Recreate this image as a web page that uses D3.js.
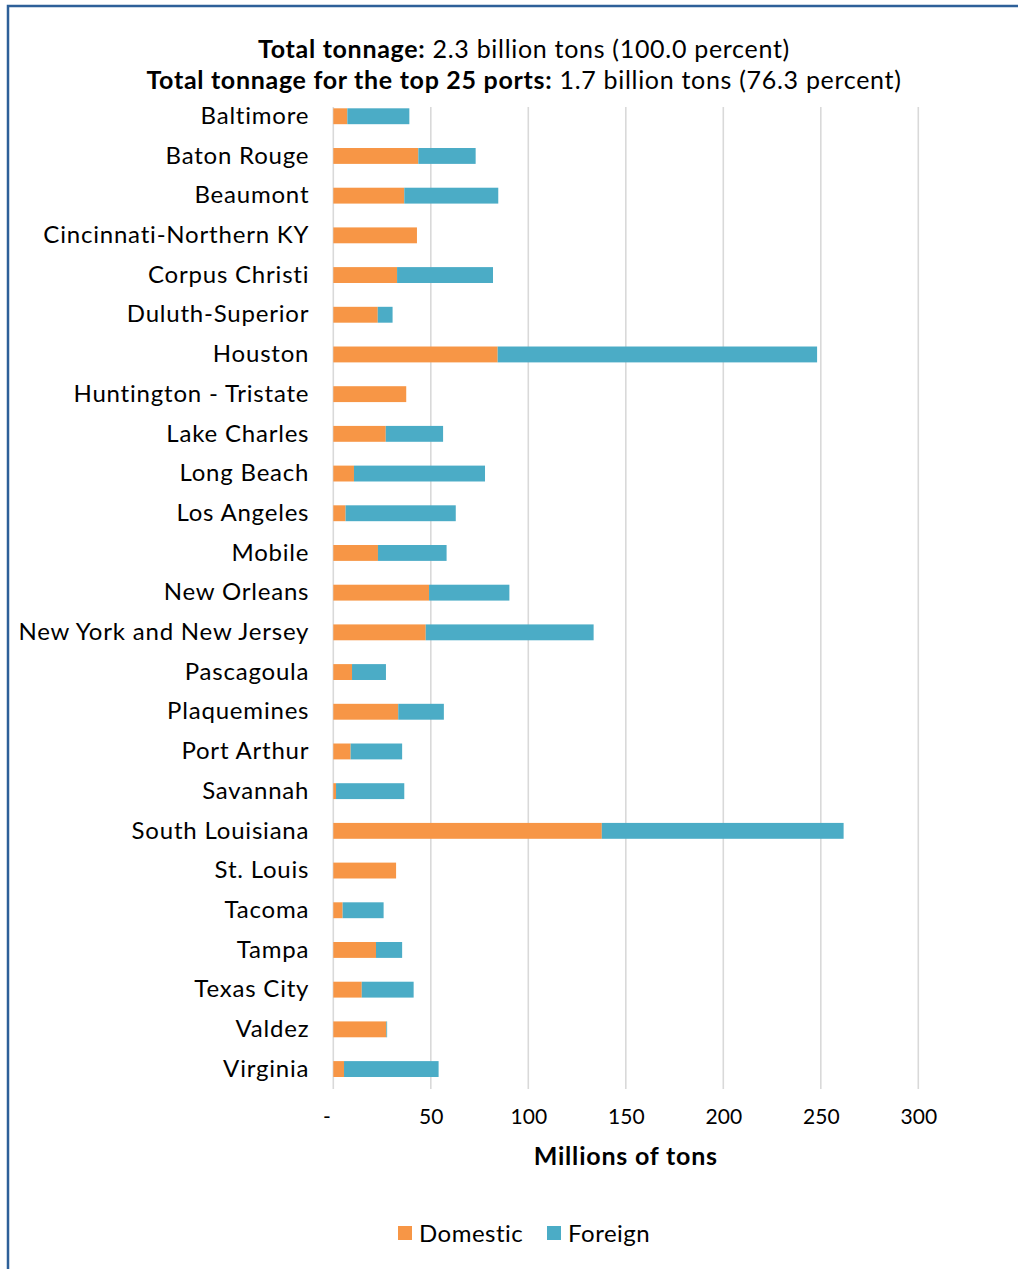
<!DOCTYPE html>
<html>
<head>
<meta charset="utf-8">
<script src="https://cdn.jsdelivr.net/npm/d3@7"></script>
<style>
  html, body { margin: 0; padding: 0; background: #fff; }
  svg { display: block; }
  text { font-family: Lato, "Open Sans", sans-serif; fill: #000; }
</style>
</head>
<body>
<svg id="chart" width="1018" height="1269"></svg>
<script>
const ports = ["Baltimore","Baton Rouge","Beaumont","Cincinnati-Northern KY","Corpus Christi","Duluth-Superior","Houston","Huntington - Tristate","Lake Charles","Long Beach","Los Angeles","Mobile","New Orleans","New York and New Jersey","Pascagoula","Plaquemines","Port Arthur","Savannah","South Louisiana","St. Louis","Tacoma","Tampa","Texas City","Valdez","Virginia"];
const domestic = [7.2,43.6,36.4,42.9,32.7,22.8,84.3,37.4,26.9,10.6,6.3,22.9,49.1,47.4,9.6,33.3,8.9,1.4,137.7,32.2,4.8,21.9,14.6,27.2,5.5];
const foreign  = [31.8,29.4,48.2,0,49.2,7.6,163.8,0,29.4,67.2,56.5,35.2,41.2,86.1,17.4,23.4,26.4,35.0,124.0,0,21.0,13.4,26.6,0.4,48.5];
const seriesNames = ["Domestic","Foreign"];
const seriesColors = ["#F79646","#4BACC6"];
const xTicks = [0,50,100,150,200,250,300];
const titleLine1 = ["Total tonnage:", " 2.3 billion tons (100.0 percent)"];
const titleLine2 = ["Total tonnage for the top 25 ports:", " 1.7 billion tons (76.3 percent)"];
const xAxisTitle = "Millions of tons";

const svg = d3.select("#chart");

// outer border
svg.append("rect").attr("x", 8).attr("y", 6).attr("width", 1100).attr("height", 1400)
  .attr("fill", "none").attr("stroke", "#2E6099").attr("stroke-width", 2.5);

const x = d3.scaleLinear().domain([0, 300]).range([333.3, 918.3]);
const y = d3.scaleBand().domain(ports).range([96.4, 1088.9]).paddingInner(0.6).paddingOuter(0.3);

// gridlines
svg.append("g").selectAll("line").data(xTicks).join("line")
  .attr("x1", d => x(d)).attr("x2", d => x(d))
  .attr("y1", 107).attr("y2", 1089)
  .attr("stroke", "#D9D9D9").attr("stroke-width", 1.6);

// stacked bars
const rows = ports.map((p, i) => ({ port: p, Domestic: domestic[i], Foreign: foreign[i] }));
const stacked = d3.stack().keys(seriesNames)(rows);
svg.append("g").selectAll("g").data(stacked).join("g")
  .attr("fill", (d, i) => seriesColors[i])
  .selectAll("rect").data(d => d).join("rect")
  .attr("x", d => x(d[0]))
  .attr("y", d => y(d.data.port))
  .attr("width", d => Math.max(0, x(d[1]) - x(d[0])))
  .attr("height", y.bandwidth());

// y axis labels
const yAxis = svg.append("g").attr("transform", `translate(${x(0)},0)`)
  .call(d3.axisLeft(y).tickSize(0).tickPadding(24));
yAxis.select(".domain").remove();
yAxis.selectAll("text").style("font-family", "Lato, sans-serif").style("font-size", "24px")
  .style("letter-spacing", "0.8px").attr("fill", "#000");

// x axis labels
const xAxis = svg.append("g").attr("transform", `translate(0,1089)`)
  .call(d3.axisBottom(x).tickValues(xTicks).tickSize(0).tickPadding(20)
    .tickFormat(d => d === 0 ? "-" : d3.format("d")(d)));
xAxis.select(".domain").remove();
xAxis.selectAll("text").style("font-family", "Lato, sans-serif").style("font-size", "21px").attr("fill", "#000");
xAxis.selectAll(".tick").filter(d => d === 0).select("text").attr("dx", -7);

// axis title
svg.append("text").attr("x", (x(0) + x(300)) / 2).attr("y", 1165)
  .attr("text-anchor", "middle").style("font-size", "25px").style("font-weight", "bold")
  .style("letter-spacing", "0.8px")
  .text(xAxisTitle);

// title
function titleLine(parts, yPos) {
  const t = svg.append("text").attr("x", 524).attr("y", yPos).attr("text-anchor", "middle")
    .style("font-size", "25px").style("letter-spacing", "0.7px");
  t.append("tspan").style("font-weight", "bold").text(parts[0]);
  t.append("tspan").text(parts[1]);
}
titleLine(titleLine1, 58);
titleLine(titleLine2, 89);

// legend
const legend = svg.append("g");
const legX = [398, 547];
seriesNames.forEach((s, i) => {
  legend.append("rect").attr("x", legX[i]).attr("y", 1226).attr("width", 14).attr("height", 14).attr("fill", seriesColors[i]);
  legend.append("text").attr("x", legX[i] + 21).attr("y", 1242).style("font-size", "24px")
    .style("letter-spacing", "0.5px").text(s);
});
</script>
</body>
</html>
----------------
- _Set problem_
All of the material above is to be copied exactly, except for its images.

- _Exercise solution_
Recreate this image as a web page that uses D3.js.
<!DOCTYPE html>
<html>
<head>
<meta charset="utf-8">
<script src="https://cdn.jsdelivr.net/npm/d3@7"></script>
<style>
  html, body { margin: 0; padding: 0; background: #fff; }
  svg { display: block; }
  text { font-family: Lato, "Open Sans", sans-serif; fill: #000; }
</style>
</head>
<body>
<svg id="chart" width="1018" height="1269"></svg>
<script>
const ports = ["Baltimore","Baton Rouge","Beaumont","Cincinnati-Northern KY","Corpus Christi","Duluth-Superior","Houston","Huntington - Tristate","Lake Charles","Long Beach","Los Angeles","Mobile","New Orleans","New York and New Jersey","Pascagoula","Plaquemines","Port Arthur","Savannah","South Louisiana","St. Louis","Tacoma","Tampa","Texas City","Valdez","Virginia"];
const domestic = [7.2,43.6,36.4,42.9,32.7,22.8,84.3,37.4,26.9,10.6,6.3,22.9,49.1,47.4,9.6,33.3,8.9,1.4,137.7,32.2,4.8,21.9,14.6,27.2,5.5];
const foreign  = [31.8,29.4,48.2,0,49.2,7.6,163.8,0,29.4,67.2,56.5,35.2,41.2,86.1,17.4,23.4,26.4,35.0,124.0,0,21.0,13.4,26.6,0.4,48.5];
const seriesNames = ["Domestic","Foreign"];
const seriesColors = ["#F79646","#4BACC6"];
const xTicks = [0,50,100,150,200,250,300];
const titleLine1 = ["Total tonnage:", " 2.3 billion tons (100.0 percent)"];
const titleLine2 = ["Total tonnage for the top 25 ports:", " 1.7 billion tons (76.3 percent)"];
const xAxisTitle = "Millions of tons";

const svg = d3.select("#chart");

// outer border
svg.append("rect").attr("x", 8).attr("y", 6).attr("width", 1100).attr("height", 1400)
  .attr("fill", "none").attr("stroke", "#2E6099").attr("stroke-width", 2.5);

const x = d3.scaleLinear().domain([0, 300]).range([333.3, 918.3]);
const y = d3.scaleBand().domain(ports).range([96.4, 1088.9]).paddingInner(0.6).paddingOuter(0.3);

// gridlines
svg.append("g").selectAll("line").data(xTicks).join("line")
  .attr("x1", d => x(d)).attr("x2", d => x(d))
  .attr("y1", 107).attr("y2", 1089)
  .attr("stroke", "#D9D9D9").attr("stroke-width", 1.6);

// stacked bars
const rows = ports.map((p, i) => ({ port: p, Domestic: domestic[i], Foreign: foreign[i] }));
const stacked = d3.stack().keys(seriesNames)(rows);
svg.append("g").selectAll("g").data(stacked).join("g")
  .attr("fill", (d, i) => seriesColors[i])
  .selectAll("rect").data(d => d).join("rect")
  .attr("x", d => x(d[0]))
  .attr("y", d => y(d.data.port))
  .attr("width", d => Math.max(0, x(d[1]) - x(d[0])))
  .attr("height", y.bandwidth());

// y axis labels
const yAxis = svg.append("g").attr("transform", `translate(${x(0)},0)`)
  .call(d3.axisLeft(y).tickSize(0).tickPadding(24));
yAxis.select(".domain").remove();
yAxis.selectAll("text").style("font-family", "Lato, sans-serif").style("font-size", "24px")
  .style("letter-spacing", "0.8px").attr("fill", "#000");

// x axis labels
const xAxis = svg.append("g").attr("transform", `translate(0,1089)`)
  .call(d3.axisBottom(x).tickValues(xTicks).tickSize(0).tickPadding(20)
    .tickFormat(d => d === 0 ? "-" : d3.format("d")(d)));
xAxis.select(".domain").remove();
xAxis.selectAll("text").style("font-family", "Lato, sans-serif").style("font-size", "21px").attr("fill", "#000");
xAxis.selectAll(".tick").filter(d => d === 0).select("text").attr("dx", -7);

// axis title
svg.append("text").attr("x", (x(0) + x(300)) / 2).attr("y", 1165)
  .attr("text-anchor", "middle").style("font-size", "25px").style("font-weight", "bold")
  .style("letter-spacing", "0.8px")
  .text(xAxisTitle);

// title
function titleLine(parts, yPos) {
  const t = svg.append("text").attr("x", 524).attr("y", yPos).attr("text-anchor", "middle")
    .style("font-size", "25px").style("letter-spacing", "0.7px");
  t.append("tspan").style("font-weight", "bold").text(parts[0]);
  t.append("tspan").text(parts[1]);
}
titleLine(titleLine1, 58);
titleLine(titleLine2, 89);

// legend
const legend = svg.append("g");
const legX = [398, 547];
seriesNames.forEach((s, i) => {
  legend.append("rect").attr("x", legX[i]).attr("y", 1226).attr("width", 14).attr("height", 14).attr("fill", seriesColors[i]);
  legend.append("text").attr("x", legX[i] + 21).attr("y", 1242).style("font-size", "24px")
    .style("letter-spacing", "0.5px").text(s);
});
</script>
</body>
</html>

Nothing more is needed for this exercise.